The Paiute Trail began in the small community of Circleville back in the summer of 1988. Two lifelong schoolmates and good friends were sitting on a pickup tailgate sipping on Cokes and speculating about the recent closure of Highway 153 to OHVs, which, at that time, consisted primarily of 3-wheelers. This closing was taking away their access to favorite hunting and fishing opportunities. They knew of a horse trail called “Wade’s Canyon” that, if modified, could be made to accommodate their machines. That initial theorizing quickly grew into “what if” a trail system was developed that would allow riders to access the public lands of the Fishlake National Forest from the small rural communities in south-central Utah?” It was an idea. It was a dream.
Clyde Lay was the Forest Engineer for the Fishlake National Forest. His good friend, Lindon Romine, was a Piute County Commissioner. Both were prone to action, so they rolled up their sleeves and went to work. They improved that route up Wade’s Canyon to accommodate motorized OHVs— their Big Red 3-wheelers as well as those new 300cc Honda 4-wheelers.

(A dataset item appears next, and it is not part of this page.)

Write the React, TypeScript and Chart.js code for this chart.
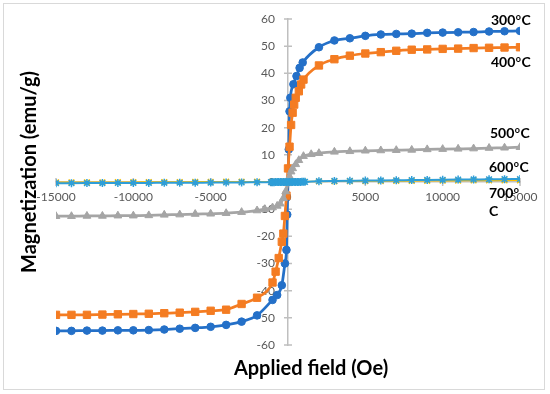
import React, { useEffect, useRef } from "react";
import { Chart, registerables } from "chart.js";

Chart.register(...registerables);

// ---- Data ----
const H_300 = [-15000, -14000, -13000, -12000, -11000, -10000, -9000, -8000, -7000, -6000, -5000, -4000, -3000, -2000,
  -1000, -700, -400, -200, -100, -50, 0, 50, 100, 150, 350, 550, 750, 950,
  2000, 3000, 4000, 5000, 6000, 7000, 8000, 9000, 10000, 11000, 12000, 13000, 14000, 15000];
const M_300 = [-54.8, -54.8, -54.7, -54.7, -54.6, -54.6, -54.5, -54.3, -54.0, -53.7, -53.3, -52.6, -51.4, -49.1,
  -43.4, -41.6, -38.0, -30.0, -25.0, -12.0, 0, 12.0, 26.0, 31.0, 36.0, 39.0, 42.0, 44.0,
  49.6, 52.1, 52.9, 53.8, 54.3, 54.5, 54.6, 54.9, 55.0, 55.1, 55.2, 55.4, 55.5, 55.6];

const H_400 = [-15000, -14000, -13000, -12000, -11000, -10000, -9000, -8000, -7000, -6000, -5000, -4000, -3000, -2000,
  -1000, -800, -600, -400, -300, -200, -100, 0, 100, 200, 300, 400, 500, 700, 850, 1000,
  2000, 3000, 4000, 5000, 6000, 7000, 8000, 9000, 10000, 11000, 12000, 13000, 14000, 15000];
const M_400 = [-48.9, -48.9, -48.9, -48.8, -48.7, -48.6, -48.5, -48.3, -48.1, -47.8, -47.4, -47.0, -44.9, -42.6,
  -37.0, -33.0, -28.0, -22.0, -19.0, -12.5, -5.0, 5.0, 13.0, 21.0, 25.5, 28.5, 31.0, 33.4, 35.9, 37.7,
  42.9, 45.2, 46.5, 47.3, 47.8, 48.3, 48.7, 48.8, 49.0, 49.1, 49.3, 49.4, 49.5, 49.6];

const H_500 = [-15000, -14000, -13000, -12000, -11000, -10000, -9000, -8000, -7000, -6000, -5000, -4000, -3000, -2000,
  -1500, -1000, -700, -500, -300, -150, 0, 100, 200, 300, 500, 700, 1000, 1500,
  2000, 3000, 4000, 5000, 6000, 7000, 8000, 9000, 10000, 11000, 12000, 13000, 14000, 15000];
const M_500 = [-12.6, -12.6, -12.5, -12.5, -12.4, -12.4, -12.3, -12.1, -12.0, -11.8, -11.7, -11.5, -11.1, -10.5,
  -10.0, -9.4, -8.8, -8.0, -6.0, -3.5, -0.5, 2.0, 3.8, 5.0, 6.5, 8.0, 9.5, 10.2,
  10.6, 11.1, 11.3, 11.5, 11.6, 11.7, 11.8, 12.0, 12.1, 12.2, 12.3, 12.5, 12.6, 12.8];

const H_600 = [-15000, -14000, -13000, -12000, -11000, -10000, -9000, -8000, -7000, -6000, -5000, -4000, -3000, -2000,
  -1000, -500, 0, 500, 1000,
  2000, 3000, 4000, 5000, 6000, 7000, 8000, 9000, 10000, 11000, 12000, 13000, 14000, 15000];
const M_600 = [-0.1, -0.1, -0.1, -0.1, -0.05, -0.05, 0, 0, 0, 0.05, 0.05, 0.1, 0.1, 0.1,
  0.1, 0.1, 0.1, 0.15, 0.15,
  0.2, 0.25, 0.3, 0.3, 0.35, 0.4, 0.4, 0.45, 0.5, 0.5, 0.55, 0.55, 0.6, 0.6];

const H_700 = [-15000, -14000, -13000, -12000, -11000, -10000, -9000, -8000, -7000, -6000, -5000, -4000, -3000, -2000,
  -1100, -1000, -900, -800, -700, -600, -500, -400, -300, -200, -100, 0, 100, 200, 300, 400, 500, 600, 700, 800, 900, 1000, 1100,
  2000, 3000, 4000, 5000, 6000, 7000, 8000, 9000, 10000, 11000, 12000, 13000, 14000, 15000];
const M_700 = [-0.45, -0.43, -0.41, -0.39, -0.37, -0.35, -0.33, -0.3, -0.28, -0.25, -0.22, -0.19, -0.15, -0.1,
  -0.06, -0.05, -0.05, -0.04, -0.04, -0.03, -0.03, -0.02, -0.02, -0.01, 0, 0, 0, 0.01, 0.02, 0.02, 0.03, 0.03, 0.04, 0.04, 0.05, 0.05, 0.06,
  0.3, 0.38, 0.45, 0.52, 0.58, 0.64, 0.7, 0.76, 0.82, 0.88, 0.94, 1.0, 1.05, 1.1];

const SERIES_TEMPS = ["300", "400", "500", "600", "700"];
const X_RANGE = [-15000, 15000];
const Y_RANGE = [-60, 60];
const X_STEP = 5000;
const Y_STEP = 10;

const FONT = "Lato, 'Open Sans', sans-serif";

export default function App() {
  const ref = useRef<HTMLCanvasElement | null>(null);

  useEffect(() => {
    document.body.style.margin = "0";
    const canvas = ref.current;
    if (!canvas) return;

    const mk = (i: number, hs: number[], ms: number[], color: string, style: any, radius: number, lineW: number, pbw: number) => ({
      label: SERIES_TEMPS[i] + "°C",
      data: hs.map((h, k) => ({ x: h, y: ms[k] })),
      borderColor: color,
      backgroundColor: color,
      pointStyle: style,
      pointRadius: radius,
      pointBorderWidth: pbw,
      pointBackgroundColor: color,
      pointBorderColor: color,
      borderWidth: lineW,
      showLine: true,
      cubicInterpolationMode: "monotone" as const,
      order: 4 - i,
    });

    const decor = {
      id: "decor",
      beforeDraw(chart: any) {
        const { ctx, width, height } = chart;
        ctx.save();
        ctx.fillStyle = "#ffffff";
        ctx.fillRect(0, 0, width, height);
        ctx.strokeStyle = "#D9D9D9";
        ctx.lineWidth = 1;
        ctx.strokeRect(3.5, 3.5, 541, 386);
        ctx.restore();
      },
      beforeDatasetsDraw(chart: any) {
        const { ctx, scales } = chart;
        const xs = scales.x, ys = scales.y;
        const x0 = xs.getPixelForValue(0);
        const y0 = ys.getPixelForValue(0);
        ctx.save();
        ctx.strokeStyle = "#BFBFBF";
        ctx.lineWidth = 1.5;
        ctx.beginPath();
        for (const t of ys.ticks) {
          const y = ys.getPixelForValue(t.value);
          ctx.moveTo(x0 - 4, y);
          ctx.lineTo(x0 + 4, y);
        }
        for (const t of xs.ticks) {
          const x = xs.getPixelForValue(t.value);
          ctx.moveTo(x, y0 - 4);
          ctx.lineTo(x, y0 + 4);
        }
        ctx.stroke();
        // y-axis tick labels, to the left of the centred axis
        ctx.fillStyle = "#595959";
        ctx.font = `12px ${FONT}`;
        ctx.textAlign = "right";
        ctx.textBaseline = "middle";
        for (const t of ys.ticks) {
          ctx.fillText(String(t.value), x0 - 13, ys.getPixelForValue(t.value));
        }
        ctx.restore();
      },
      afterDraw(chart: any) {
        const { ctx } = chart;
        ctx.save();
        ctx.fillStyle = "#000000";
        ctx.font = `bold 20px ${FONT}`;
        ctx.textAlign = "center";
        ctx.textBaseline = "middle";
        ctx.fillText("Applied field (Oe)", 311, 369);
        ctx.save();
        ctx.translate(30, 172);
        ctx.rotate(-Math.PI / 2);
        ctx.fillText("Magnetization (emu/g)", 0, 0);
        ctx.restore();

        const drawTemp = (t: string, x: number, y: number, wrap: boolean) => {
          ctx.textAlign = "left";
          ctx.textBaseline = "alphabetic";
          ctx.font = `bold 14px ${FONT}`;
          ctx.fillText(t, x, y);
          let cx = x + ctx.measureText(t).width;
          ctx.font = `bold 9px ${FONT}`;
          ctx.fillText("o", cx + 0.5, y - 5);
          cx += ctx.measureText("o").width + 1;
          ctx.font = `bold 14px ${FONT}`;
          if (wrap) ctx.fillText("C", x, y + 18);
          else ctx.fillText("C", cx, y);
        };
        drawTemp(SERIES_TEMPS[0], 491, 25, false);
        drawTemp(SERIES_TEMPS[1], 491, 67, false);
        drawTemp(SERIES_TEMPS[2], 490, 138, false);
        drawTemp(SERIES_TEMPS[3], 489, 172, false);
        drawTemp(SERIES_TEMPS[4], 489, 198, true);
        ctx.restore();
      },
    };

    const tickFont = { family: FONT, size: 12 };

    const chart = new Chart(canvas, {
      type: "scatter",
      data: {
        datasets: [
          mk(0, H_300, M_300, "#2470C8", "circle", 3.8, 2.75, 1),
          mk(1, H_400, M_400, "#F47C22", "rect", 5.2, 2.75, 1),
          mk(2, H_500, M_500, "#A5A5A5", "triangle", 4.5, 2.75, 1),
          mk(3, H_600, M_600, "#FFC000", "crossRot", 4, 1.5, 1.5),
          mk(4, H_700, M_700, "#2E9ED8", "star", 4, 2, 1.5),
        ] as any,
      },
      options: {
        animation: false,
        responsive: false,
        devicePixelRatio: 1,
        layout: { padding: { left: 56, right: 30, top: 19, bottom: 49 } },
        plugins: { legend: { display: false }, tooltip: { enabled: false } },
        scales: {
          x: {
            type: "linear",
            min: X_RANGE[0],
            max: X_RANGE[1],
            position: { y: 0 } as any,
            grid: { display: false, drawTicks: false },
            border: { display: true, color: "#BFBFBF", width: 1.5 },
            ticks: {
              stepSize: X_STEP,
              autoSkip: false,
              maxRotation: 0,
              color: "#595959",
              font: tickFont,
              padding: 8,
              callback: (v: any) => String(v),
            },
          },
          y: {
            type: "linear",
            min: Y_RANGE[0],
            max: Y_RANGE[1],
            position: { x: 0 } as any,
            grid: { display: false, drawTicks: false },
            border: { display: true, color: "#BFBFBF", width: 1.5 },
            ticks: {
              stepSize: Y_STEP,
              autoSkip: false,
              display: false,
            },
          },
        },
      },
      plugins: [decor],
    });

    return () => chart.destroy();
  }, []);

  return (
    <div style={{ position: "absolute", left: 0, top: 0, width: 550, height: 394, background: "#fff" }}>
      <canvas ref={ref} width={550} height={394} style={{ display: "block", width: 550, height: 394 }} />
    </div>
  );
}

They rolled out some maps and plotted a large loop that crossed three mountain ranges and passed through four rural communities, including their beloved Circleville. Much of this initial 250-mile loop, which was later modified to the current 238-mile loop, already existed with only a few places needing actual construction.
They took their proposal to the counties and towns that would be involved and got overwhelming support. The name “Paiute” was selected, utilizing the spelling of the local Indian culture rather than that of the county by the same name. They also adopted a symbol, nicknamed “Tazz”, a character taken from a local Fremont Indian pictograph, estimated to be 700 years old.
In the summer of 1990, armed with a grant from the Utah State Division of Parks and Recreation, they and a small group of believers began marking the trail on the ground. Their hope and belief were much akin to that in the movie Field of Dreams—“If you build it, they will come.”
While Clyde and Lindon were the initial architects of the Paiute Trail, many other movers and shakers were involved in it becoming a reality, including Carma Thomas, Sevier County Director of Tourism; Ron Bushman, Mayor of Marysvale; Sherry Ashworth, Millard County Director of Tourism; Roger Foisy, an interested and active rider; Max Reid, Public Service Staff for the Fishlake National Forest; Stan Adams, Safety Officer for the Richfield District Bureau of Land Management, Fred Christensen, a local businessman, Andy Godfey, Geologist for Fishlake National Forest, and Bob Leonard, Archeologist for the FishLake National Forest.
These fine people and many others worked tirelessly early on to develop, market, and manage the trail system over the years, resulting in what is arguably the best trail riding experience anywhere in the world. Most of the aforementioned have been inducted into the Paiute ATV Trail System Hall of Fame.
Today, the entire Paiute System is a 1679 mile network that crosses multiple mountain ranges ranging in elevation from 5,200 to over 11,400 feet, spans several counties, and connects 16 small southern Utah communities. The main Paiute #01 loop is 238 miles long. On the Paiute System, there is an additional 753 miles of designated side trails. The total on the Paiute System is 991 miles with the Great Western, Gooseberry and Parker Mountain Trails adding 688 miles.
Our hats are off to Clyde, Lindon, and all of those visionaries who worked so hard to take this great riding experience from dream to reality. You, and the Paiute Trail, are the best of the best!